Extended Framework for Multifidelity Uncertainty Quantification in Subsurface Flow Systems

Uncertainty quantification is often performed by simulating a large number (O(1000)) of
reservoir models, which can be very computationally expensive when the models are highly resolved.
In this study, a systematic framework is presented to reduce this computational cost by using
models at multiple levels of resolution. Coarsened models are constructed using
an accurate single-phase global transmissibility upscaling approach. The multifidelity framework
proceeds from coarser to finer models and selects subsets of models from the ensemble at
each step. Models are selected such that they approximately span the uncertainty space
for multiple quantities of interest. At the final step of the procedure, only a few (O(10))

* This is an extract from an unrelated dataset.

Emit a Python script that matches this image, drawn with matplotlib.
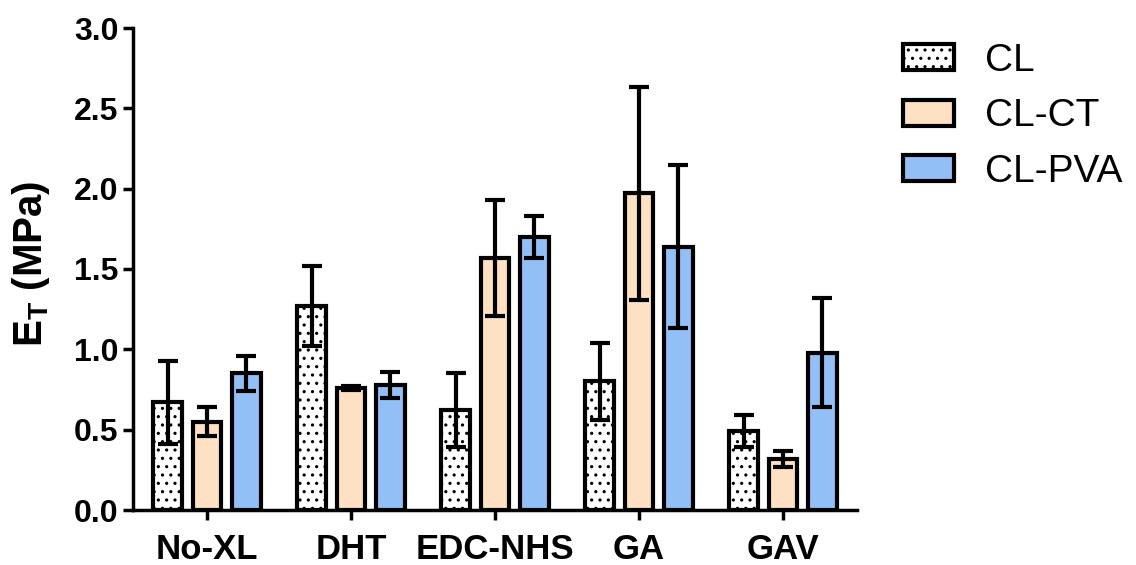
import numpy as np
import matplotlib
matplotlib.use('Agg')
import matplotlib.pyplot as plt

plt.rcParams['font.family'] = ['Liberation Sans', 'DejaVu Sans']
plt.rcParams['hatch.linewidth'] = 1.1

groups = ['No-XL', 'DHT', 'EDC-NHS', 'GA', 'GAV']
series = ['CL', 'CL-CT', 'CL-PVA']

cl_mean = [0.67, 1.27, 0.62, 0.80, 0.49]
cl_err = [0.26, 0.25, 0.23, 0.24, 0.10]
ct_mean = [0.55, 0.76, 1.57, 1.97, 0.32]
ct_err = [0.09, 0.01, 0.36, 0.66, 0.05]
pva_mean = [0.85, 0.78, 1.70, 1.64, 0.98]
pva_err = [0.11, 0.08, 0.13, 0.51, 0.34]

means = [cl_mean, ct_mean, pva_mean]
errs = [cl_err, ct_err, pva_err]
colors = ['white', '#FEE0C2', '#93BFF7']
hatches = ['..', None, None]

fig = plt.figure(figsize=(11.36, 5.65), dpi=100)
ax = fig.add_axes([133 / 1136, 55 / 565, 724 / 1136, 482 / 565])

x = np.arange(len(groups))
width = 0.2
offsets = [-0.274, 0.0, 0.274]

for i in range(3):
    ax.bar(x + offsets[i], means[i], width, color=colors[i], edgecolor='black',
           linewidth=3, hatch=hatches[i], label=series[i], zorder=2)
    ax.errorbar(x + offsets[i], means[i], yerr=errs[i], fmt='none', ecolor='black',
                elinewidth=3, capsize=7, capthick=3, zorder=3)

ax.set_xlim(-0.514, 4.514)
ax.set_ylim(0, 3.0)
ax.set_yticks(np.arange(0, 3.01, 0.5))
ax.set_yticklabels(['%.1f' % v for v in np.arange(0, 3.01, 0.5)],
                   fontsize=23, fontweight='bold')
ax.set_xticks(x)
ax.set_xticklabels(groups, fontsize=25, fontweight='bold')
ax.set_ylabel('E$_\\mathregular{T}$ (MPa)', fontsize=29, fontweight='bold', labelpad=8)
ax.yaxis.set_label_coords(-0.112, 0.51)

for s in ['top', 'right']:
    ax.spines[s].set_visible(False)
for s in ['left', 'bottom']:
    ax.spines[s].set_linewidth(2.5)
ax.tick_params(axis='both', width=2.5, length=7.5)
ax.tick_params(axis='y', pad=3)
ax.tick_params(axis='x', pad=9)

ax.legend(loc='upper left', bbox_to_anchor=(903 / 1136, 522 / 565),
          bbox_transform=fig.transFigure, frameon=False, fontsize=28,
          handlelength=1.3, handleheight=0.65, labelspacing=0.5,
          handletextpad=0.8, borderpad=0, borderaxespad=0)

fig.savefig('out.png', dpi=100)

simulations are performed at the finest scale. Percentiles are
estimated for these models using either a 'rank-preserving level' or an error model
to approximate cumulative distribution functions (CDFs) for all quantities of interest. Improvements
relative to a previous multifidelity framework, in terms of model selection and percentile assignment, are
introduced and validated. Detailed results are provided for a 2D channelized system, a 2D embedded discrete
fracture model (EDFM) system, and a 3D channelized system. Seven different fidelity levels are
considered, and CDFs for up to 18 quantities of interest are estimated. Results demonstrate that we achieve
generally accurate approximations for all CDFs, with speedups ranging from a factor of 5
to 24 relative to performing all simulations on the fine scale.